10 Ocak 2014 Cuma

balık..lık...

Doğan her yeni günle, gerçekten, yeniden yaşamaya başlıyorum. Dünde olan, gerçekten, dünde kalmayı başarıyor. Bunu nasıl yaptığıma bazen ben bile şaşırıyorum. Bir soluk nefese muhtaç bırakıldığımı dahi unutabiliyorum. Yeniden başlıyorum geride bıraktığım her şeye. Beni üzenlerle ilk kez karşılaşıyor, nefret ettiğim yerlere ilk kez adım atıyorum. Sanki.

Böyle değildim ben, "fil hafızalı" derdim kendime. Yüzüm gülse kalbim kabul etmezdi, yüzüm daha gülümseyemeden yeniden ekşirdi. Aslında övünürdüm de bu yönümle. "Ben" derdim, "birisinden şikayet ediyorsam eğer, bu onunla bir daha 'asla' samimiyetimiz olamayacağı içindir." Bugünse küçük bir balık gibiyim..
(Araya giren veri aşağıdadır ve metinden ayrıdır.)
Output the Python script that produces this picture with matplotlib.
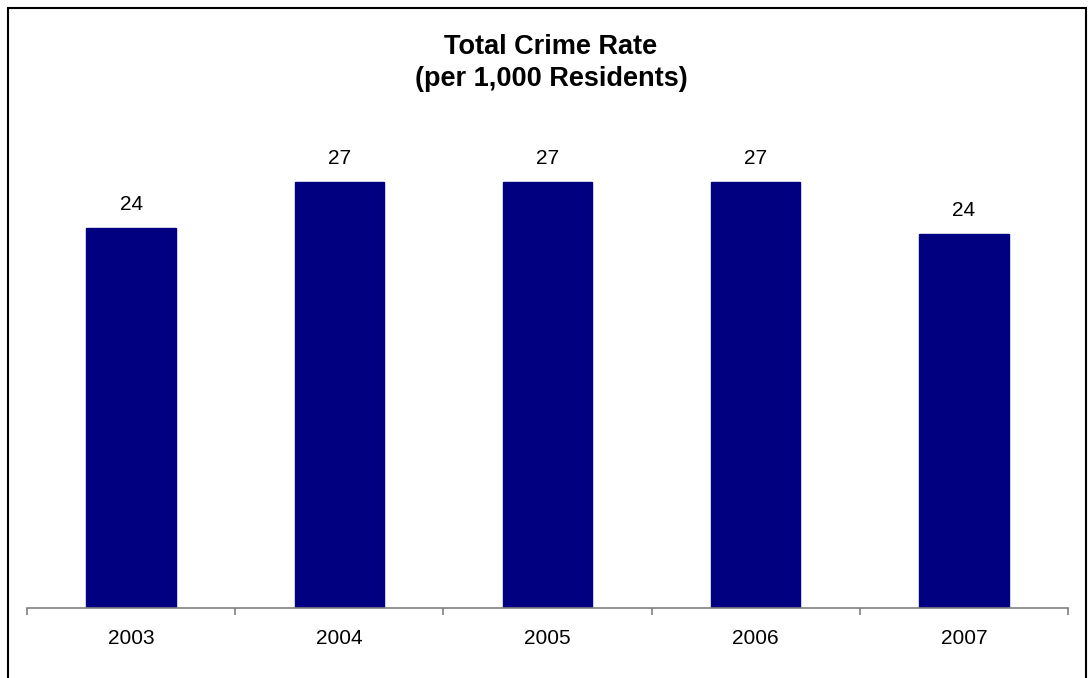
import matplotlib.pyplot as plt
from matplotlib.patches import Rectangle

# Data
years = ['2003', '2004', '2005', '2006', '2007']
rates = [24.1, 27.0, 27.0, 27.0, 23.7]
labels = ['24', '27', '27', '27', '24']

plt.rcParams['font.family'] = ['Liberation Sans', 'DejaVu Sans']

W, H = 1089, 678
fig = plt.figure(figsize=(W / 100, H / 100), dpi=100)

# axes placed in pixel terms
ax = fig.add_axes([27 / W, (H - 608) / H, 1041 / W, 478 / H])
x = range(len(years))
ax.bar(x, rates, width=0.43, color='#000080', edgecolor='#000080')
ax.set_xlim(-0.5, len(years) - 0.5)
ax.set_ylim(0, 30.3)

for xi, v, lab in zip(x, rates, labels):
    ax.text(xi, v + 0.9, lab, ha='center', va='bottom', fontsize=15)

for side in ['left', 'right', 'top']:
    ax.spines[side].set_visible(False)
ax.spines['bottom'].set_color('#808080')
ax.spines['bottom'].set_linewidth(1.2)
ax.set_yticks([])
ax.set_xticks(list(x))
ax.set_xticklabels(years, fontsize=15)
ax.tick_params(axis='x', which='major', length=0, pad=15)
ax.set_xticks([i - 0.5 for i in range(len(years) + 1)], minor=True)
ax.tick_params(axis='x', which='minor', length=5, color='#808080', width=1.2)

fig.text(551 / W, 1 - 47 / H, 'Total Crime Rate', ha='center', va='center',
         fontsize=19.5, fontweight='bold')
fig.text(551 / W, 1 - 79 / H, '(per 1,000 Residents)', ha='center', va='center',
         fontsize=19.5, fontweight='bold')

# outer frame
fig.patches.append(Rectangle((7.5 / W, -0.05), (1086 - 7.5) / W, 1.05 - 7.5 / H,
                             transform=fig.transFigure, fill=False,
                             edgecolor='black', linewidth=1.5))

fig.savefig('out.png', dpi=100)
İyi ama ne oldu? Şimdi ayrımına vardığım doğruysa eğer, asıl şimdi bencilleştim. Bugüne kadar kendime vermediğim değeri veriyorum sanırım. Yaşadığım anı huzurlu geçirmek geri kalan her şeyden önemli geliyor. Bu yüzden insanların ne düşündüğü, ne gibi etiketleri bana layık gördüğü gittikçe önemini yitiriyor.

Eğer bu önermem doğruysa insanların kişilik tanımlamada son derece beceriksiz olduğu çıkıyor ortaya. Bugüne kadar kendimden çok herkesi düşündüm. Otobüste öylesine denk gelen yanımdaki yolcuyu bile kendimden fazla düşündüğüm anlar olduğu doğru. Bu süreçte genellikle bencillikle suçlandım. Oysa şimdi her şeyden önce "ben" varım ve insanlar iyi niyetli ve paylaşımcı olduğumu düşünüyor. Neye inandıklarını tanrı bilir ama bana söyledikleri bu.
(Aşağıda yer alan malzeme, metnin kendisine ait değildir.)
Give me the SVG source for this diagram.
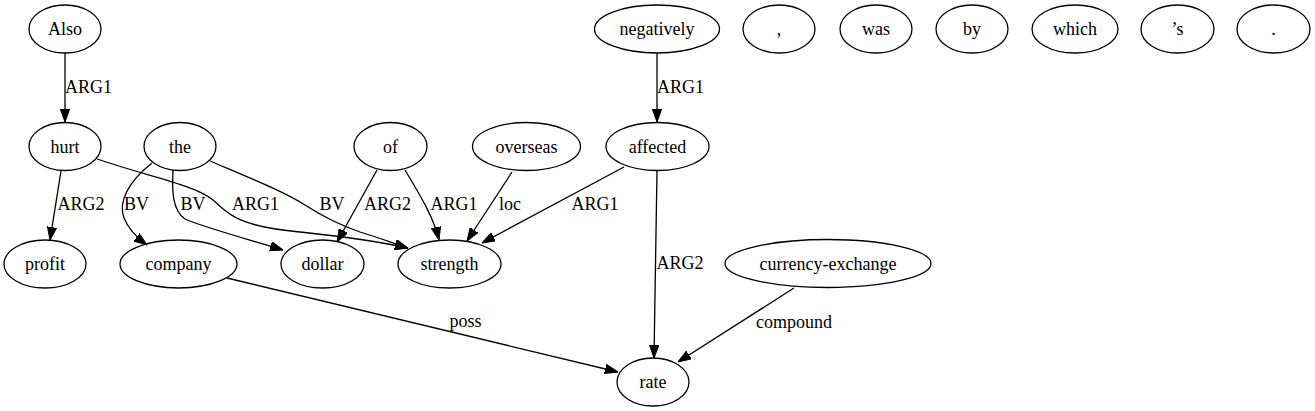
<svg xmlns="http://www.w3.org/2000/svg" width="1315" height="411" viewBox="0 0 1315 411">
<defs>
<marker id="arr" viewBox="0 0 13 10" refX="13" refY="5" markerWidth="13" markerHeight="10" markerUnits="userSpaceOnUse" orient="auto"><path d="M0,0.3 L13,5 L0,9.7 z" fill="#000" stroke="#000" stroke-width="1"/></marker>
</defs>
<rect width="1315" height="411" fill="#fff"/>
<g id="edges" fill="none" stroke="#000" stroke-width="1.3">
<line x1="65" y1="53" x2="65" y2="122" marker-end="url(#arr)"/>
<line x1="657" y1="53" x2="657" y2="122" marker-end="url(#arr)"/>
<line x1="61" y1="171" x2="50" y2="240" marker-end="url(#arr)"/>
<path d="M97,159 C150,177 195,185 213,200 C228,213 235,226 300,232 C350,237 385,243 408,248" marker-end="url(#arr)"/>
<path d="M152,163 C128,182 118,202 124,218 C128,228 136,237 147,245" marker-end="url(#arr)"/>
<path d="M173,170 C172,190 172,210 185,219 C200,226 250,240 283,250" marker-end="url(#arr)"/>
<path d="M210,161 C250,178 285,192 305,205 C325,218 340,225 360,232 C380,238 395,244 408,248" marker-end="url(#arr)"/>
<line x1="377" y1="170" x2="337" y2="242" marker-end="url(#arr)"/>
<path d="M405,170 C418,192 433,215 439,240" marker-end="url(#arr)"/>
<line x1="512" y1="172" x2="467" y2="241" marker-end="url(#arr)"/>
<line x1="624" y1="167" x2="482" y2="243" marker-end="url(#arr)"/>
<line x1="657" y1="171" x2="654" y2="358" marker-end="url(#arr)"/>
<line x1="794" y1="288" x2="678" y2="362" marker-end="url(#arr)"/>
<line x1="227" y1="278" x2="618" y2="372" marker-end="url(#arr)"/>
<text x="88.5" y="93" stroke="none" fill="#000" text-anchor="middle" font-family="Liberation Serif" font-size="18">ARG1</text>
<text x="680.5" y="93" stroke="none" fill="#000" text-anchor="middle" font-family="Liberation Serif" font-size="18">ARG1</text>
<text x="81" y="210" stroke="none" fill="#000" text-anchor="middle" font-family="Liberation Serif" font-size="18">ARG2</text>
<text x="136.5" y="210" stroke="none" fill="#000" text-anchor="middle" font-family="Liberation Serif" font-size="18">BV</text>
<text x="193" y="210" stroke="none" fill="#000" text-anchor="middle" font-family="Liberation Serif" font-size="18">BV</text>
<text x="255.5" y="210" stroke="none" fill="#000" text-anchor="middle" font-family="Liberation Serif" font-size="18">ARG1</text>
<text x="332" y="210" stroke="none" fill="#000" text-anchor="middle" font-family="Liberation Serif" font-size="18">BV</text>
<text x="387.5" y="210" stroke="none" fill="#000" text-anchor="middle" font-family="Liberation Serif" font-size="18">ARG2</text>
<text x="454" y="210" stroke="none" fill="#000" text-anchor="middle" font-family="Liberation Serif" font-size="18">ARG1</text>
<text x="510" y="210" stroke="none" fill="#000" text-anchor="middle" font-family="Liberation Serif" font-size="18">loc</text>
<text x="595" y="210" stroke="none" fill="#000" text-anchor="middle" font-family="Liberation Serif" font-size="18">ARG1</text>
<text x="680" y="269" stroke="none" fill="#000" text-anchor="middle" font-family="Liberation Serif" font-size="18">ARG2</text>
<text x="794" y="328" stroke="none" fill="#000" text-anchor="middle" font-family="Liberation Serif" font-size="18">compound</text>
<text x="465.5" y="327" stroke="none" fill="#000" text-anchor="middle" font-family="Liberation Serif" font-size="18">poss</text>
</g>
<g id="n-also"><ellipse cx="65" cy="29" rx="36" ry="24" fill="none" stroke="#000" stroke-width="1.3"/><text x="65" y="35" text-anchor="middle" font-family="Liberation Serif" font-size="18">Also</text></g>
<g id="n-negatively"><ellipse cx="657" cy="29" rx="62.5" ry="24" fill="none" stroke="#000" stroke-width="1.3"/><text x="657" y="35" text-anchor="middle" font-family="Liberation Serif" font-size="18">negatively</text></g>
<g id="n-comma"><ellipse cx="779" cy="29" rx="36" ry="24" fill="none" stroke="#000" stroke-width="1.3"/><text x="779" y="35" text-anchor="middle" font-family="Liberation Serif" font-size="18">,</text></g>
<g id="n-was"><ellipse cx="876" cy="29" rx="36" ry="24" fill="none" stroke="#000" stroke-width="1.3"/><text x="876" y="35" text-anchor="middle" font-family="Liberation Serif" font-size="18">was</text></g>
<g id="n-by"><ellipse cx="972" cy="29" rx="36" ry="24" fill="none" stroke="#000" stroke-width="1.3"/><text x="972" y="35" text-anchor="middle" font-family="Liberation Serif" font-size="18">by</text></g>
<g id="n-which"><ellipse cx="1075" cy="29" rx="43" ry="24" fill="none" stroke="#000" stroke-width="1.3"/><text x="1075" y="35" text-anchor="middle" font-family="Liberation Serif" font-size="18">which</text></g>
<g id="n-s"><ellipse cx="1177.5" cy="29" rx="36.5" ry="24" fill="none" stroke="#000" stroke-width="1.3"/><text x="1177.5" y="35" text-anchor="middle" font-family="Liberation Serif" font-size="18">’s</text></g>
<g id="n-period"><ellipse cx="1273.5" cy="29" rx="36.5" ry="24" fill="none" stroke="#000" stroke-width="1.3"/><text x="1273.5" y="35" text-anchor="middle" font-family="Liberation Serif" font-size="18">.</text></g>
<g id="n-hurt"><ellipse cx="65" cy="146.5" rx="36" ry="24" fill="none" stroke="#000" stroke-width="1.3"/><text x="65" y="152.5" text-anchor="middle" font-family="Liberation Serif" font-size="18">hurt</text></g>
<g id="n-the"><ellipse cx="180" cy="146.5" rx="36" ry="24" fill="none" stroke="#000" stroke-width="1.3"/><text x="180" y="152.5" text-anchor="middle" font-family="Liberation Serif" font-size="18">the</text></g>
<g id="n-of"><ellipse cx="390.5" cy="146.5" rx="36.5" ry="24" fill="none" stroke="#000" stroke-width="1.3"/><text x="390.5" y="152.5" text-anchor="middle" font-family="Liberation Serif" font-size="18">of</text></g>
<g id="n-overseas"><ellipse cx="526.5" cy="146.5" rx="54" ry="24" fill="none" stroke="#000" stroke-width="1.3"/><text x="526.5" y="152.5" text-anchor="middle" font-family="Liberation Serif" font-size="18">overseas</text></g>
<g id="n-affected"><ellipse cx="657.5" cy="146.5" rx="51.5" ry="24" fill="none" stroke="#000" stroke-width="1.3"/><text x="657.5" y="152.5" text-anchor="middle" font-family="Liberation Serif" font-size="18">affected</text></g>
<g id="n-profit"><ellipse cx="45" cy="264" rx="41" ry="24" fill="none" stroke="#000" stroke-width="1.3"/><text x="45" y="270" text-anchor="middle" font-family="Liberation Serif" font-size="18">profit</text></g>
<g id="n-company"><ellipse cx="178.5" cy="264" rx="58.5" ry="24" fill="none" stroke="#000" stroke-width="1.3"/><text x="178.5" y="270" text-anchor="middle" font-family="Liberation Serif" font-size="18">company</text></g>
<g id="n-dollar"><ellipse cx="322.5" cy="264" rx="41.5" ry="24" fill="none" stroke="#000" stroke-width="1.3"/><text x="322.5" y="270" text-anchor="middle" font-family="Liberation Serif" font-size="18">dollar</text></g>
<g id="n-strength"><ellipse cx="449.5" cy="264" rx="51.5" ry="24" fill="none" stroke="#000" stroke-width="1.3"/><text x="449.5" y="270" text-anchor="middle" font-family="Liberation Serif" font-size="18">strength</text></g>
<g id="n-currency-exchange"><ellipse cx="828" cy="263.5" rx="103" ry="24" fill="none" stroke="#000" stroke-width="1.3"/><text x="828" y="269.5" text-anchor="middle" font-family="Liberation Serif" font-size="18">currency-exchange</text></g>
<g id="n-rate"><ellipse cx="653" cy="382" rx="36" ry="24" fill="none" stroke="#000" stroke-width="1.3"/><text x="653" y="388" text-anchor="middle" font-family="Liberation Serif" font-size="18">rate</text></g>
</svg>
Tam da buradan mevcut bir önermeye gidebiliriz aslında. Dalai Lama'nın meşhur sözü "Kendini sevmezsen başkalarını sevemezsin. Başkalarını sevmeyi beceremezsin. Kendine şefkat duymuyorsan başkalarına karşı şefkat duygusu geliştiremezsin." benim önermemi kırıyor.
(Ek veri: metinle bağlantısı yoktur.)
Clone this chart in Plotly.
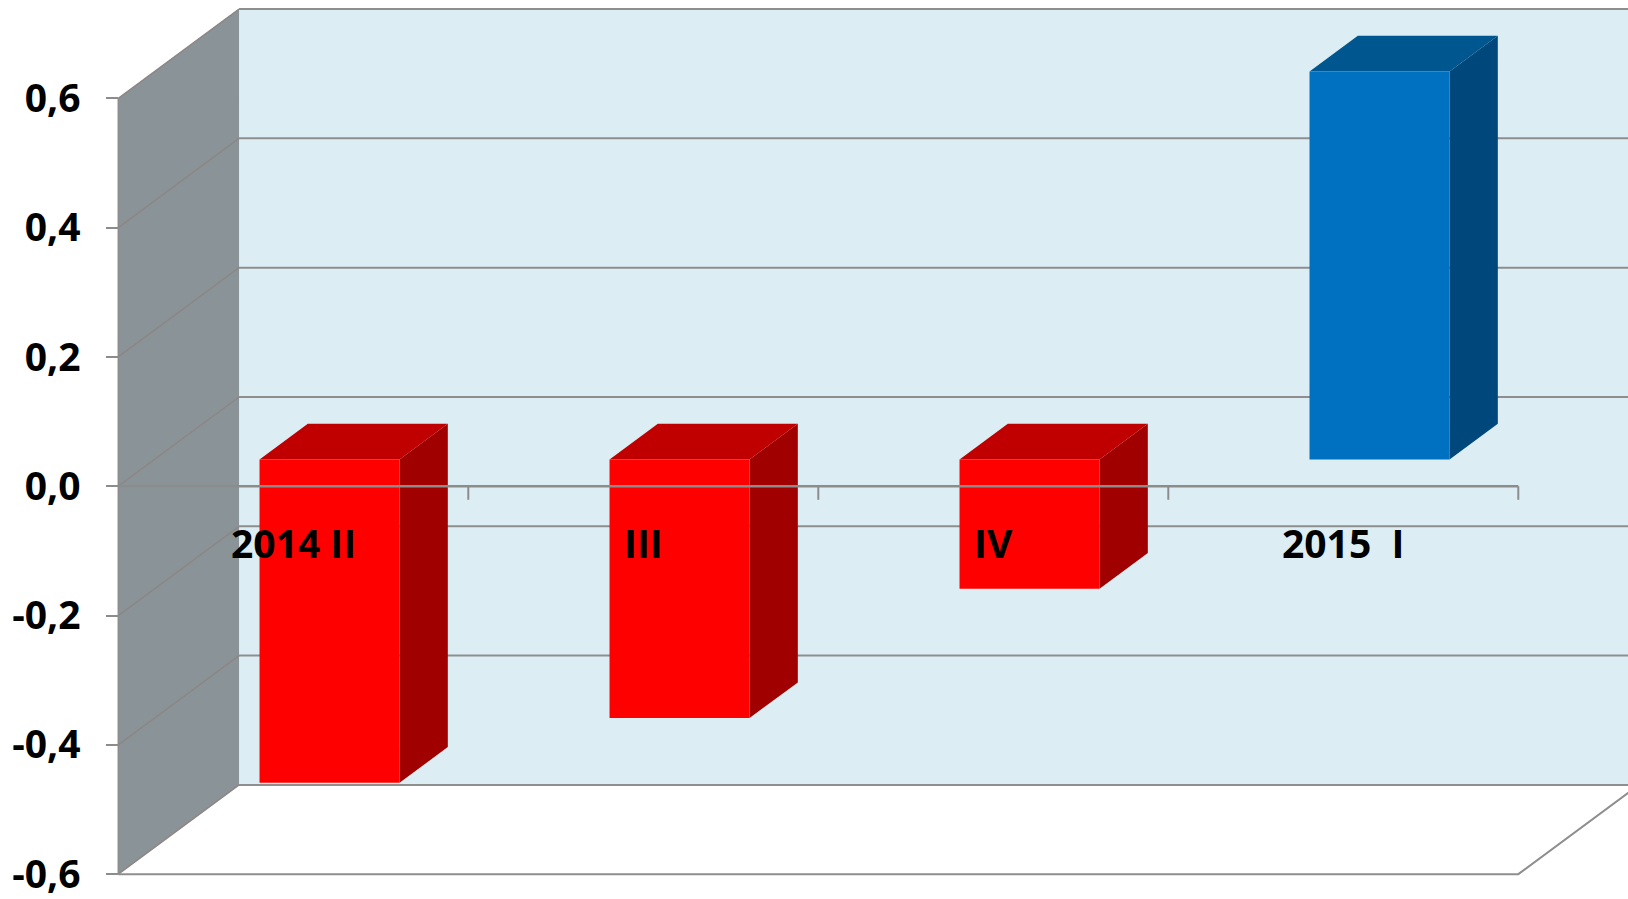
import plotly.graph_objects as go

# Quarterly values
categories = ["2014 II", "III", "IV", "2015  I"]
values = [-0.5, -0.4, -0.2, 0.6]

# Value axis
tick_vals = [0.6, 0.4, 0.2, 0.0, -0.2, -0.4, -0.6]
tick_text = ["0,6", "0,4", "0,2", "0,0", "-0,2", "-0,4", "-0,6"]

# Face colours (front, top, side) for falling and rising quarters
neg_colors = ("#FF0000", "#C00000", "#A00000")
pos_colors = ("#0070C0", "#00568F", "#00487C")

# Oblique projection of the depth axis (in data units)
DX = 0.345
DY = 0.138
Y_MIN, Y_MAX = -0.6, 0.6
N = len(categories)
BAR_W = 0.4
D0, D1 = 0.3, 0.7          # bar depth span (0 = front, 1 = back)

GRID = "#8E8E8E"
WALL_BACK = "#DCEEF4"
WALL_LEFT = "#8A9498"
FONT = dict(family="Open Sans", size=39, color="#000000", weight="bold")


def proj(x, y, d):
    return x + d * DX, y + d * DY


def poly(points, color, line_color=None, width=0):
    xs = [p[0] for p in points] + [points[0][0]]
    ys = [p[1] for p in points] + [points[0][1]]
    return go.Scatter(
        x=xs, y=ys, mode="lines", fill="toself", fillcolor=color,
        line=dict(color=line_color or color, width=width),
        hoverinfo="skip", showlegend=False,
    )


def seg(points, color=GRID, width=2):
    return go.Scatter(
        x=[p[0] for p in points], y=[p[1] for p in points], mode="lines",
        line=dict(color=color, width=width),
        hoverinfo="skip", showlegend=False,
    )


fig = go.Figure()

# Back wall
fig.add_trace(poly([proj(0, Y_MIN, 1), proj(N + 1, Y_MIN, 1),
                    proj(N + 1, Y_MAX, 1), proj(0, Y_MAX, 1)], WALL_BACK))
# Left side wall
fig.add_trace(poly([proj(0, Y_MIN, 0), proj(0, Y_MIN, 1),
                    proj(0, Y_MAX, 1), proj(0, Y_MAX, 0)], WALL_LEFT))
# Floor
fig.add_trace(poly([proj(0, Y_MIN, 0), proj(N, Y_MIN, 0),
                    proj(N, Y_MIN, 1), proj(0, Y_MIN, 1)], "#FFFFFF"))

# Gridlines on the back wall and their continuation across the side wall
for v in tick_vals:
    fig.add_trace(seg([proj(0, v, 1), proj(N + 1, v, 1)]))
    fig.add_trace(seg([proj(0, v, 0), proj(0, v, 1)], color="#8C8684", width=1.5))

# Floor outline
fig.add_trace(seg([proj(0, Y_MIN, 0), proj(N, Y_MIN, 0), proj(N, Y_MIN, 1)]))
# Front edge of the side wall
fig.add_trace(seg([proj(0, Y_MIN, 0), proj(0, Y_MAX, 0)], color="#8C8C8C", width=1.5))

# Bars
for i, v in enumerate(values):
    front, top, side = pos_colors if v >= 0 else neg_colors
    x0 = i + 0.5 - BAR_W / 2
    x1 = i + 0.5 + BAR_W / 2
    lo, hi = min(v, 0.0), max(v, 0.0)
    # right side face
    fig.add_trace(poly([proj(x1, lo, D0), proj(x1, lo, D1),
                        proj(x1, hi, D1), proj(x1, hi, D0)], side))
    # top face
    fig.add_trace(poly([proj(x0, hi, D0), proj(x1, hi, D0),
                        proj(x1, hi, D1), proj(x0, hi, D1)], top))
    # front face
    fig.add_trace(poly([proj(x0, lo, D0), proj(x1, lo, D0),
                        proj(x1, hi, D0), proj(x0, hi, D0)], front))

# Category axis at zero with tick marks between categories
fig.add_trace(seg([(0, 0), (N, 0)], color="#8C8C8C", width=2.5))
tx, ty = [], []
for k in range(1, N + 1):
    tx += [k, k, None]
    ty += [0, -0.021, None]
fig.add_trace(go.Scatter(x=tx, y=ty, mode="lines",
                         line=dict(color="#8C8C8C", width=2),
                         hoverinfo="skip", showlegend=False))

# Category labels
for i, name in enumerate(categories):
    fig.add_annotation(x=i + 0.5, y=0, text=name, showarrow=False,
                       xanchor="center", yanchor="middle", yshift=-56,
                       font=FONT)

W, H = 1628, 899
X_PX0, PX_PER_X = 118.3, 350.0
Y_PX0, PX_PER_Y = 487.3, 648.0

fig.update_layout(
    width=W, height=H,
    margin=dict(l=0, r=0, t=0, b=0),
    paper_bgcolor="#FFFFFF", plot_bgcolor="#FFFFFF",
    showlegend=False,
    xaxis=dict(range=[-X_PX0 / PX_PER_X, (W - X_PX0) / PX_PER_X],
               visible=False, fixedrange=True),
    yaxis=dict(range=[-(H - Y_PX0) / PX_PER_Y, Y_PX0 / PX_PER_Y],
               anchor="free", position=X_PX0 / W,
               tickvals=tick_vals, ticktext=tick_text,
               ticks="outside", ticklen=12, tickwidth=2, tickcolor="#8C8C8C",
               ticklabelstandoff=18, ticklabeloverflow="allow",
               tickfont=FONT,
               showgrid=False, zeroline=False, showline=False, fixedrange=True),
)

fig.write_html("out.html")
Hayatsa işte bundan sonra gerçek anlamını buluyor. Sait Faik bizi alıp götürüyor: "Bir insanı sevmekle başlar her şey."

Not: Cemal Süreya, bugün bana senden başka pek çok şeyi düşündürdün. Huzurla uyu; çünkü tüm sözlerin layık olduğu kalplerde yaşıyor.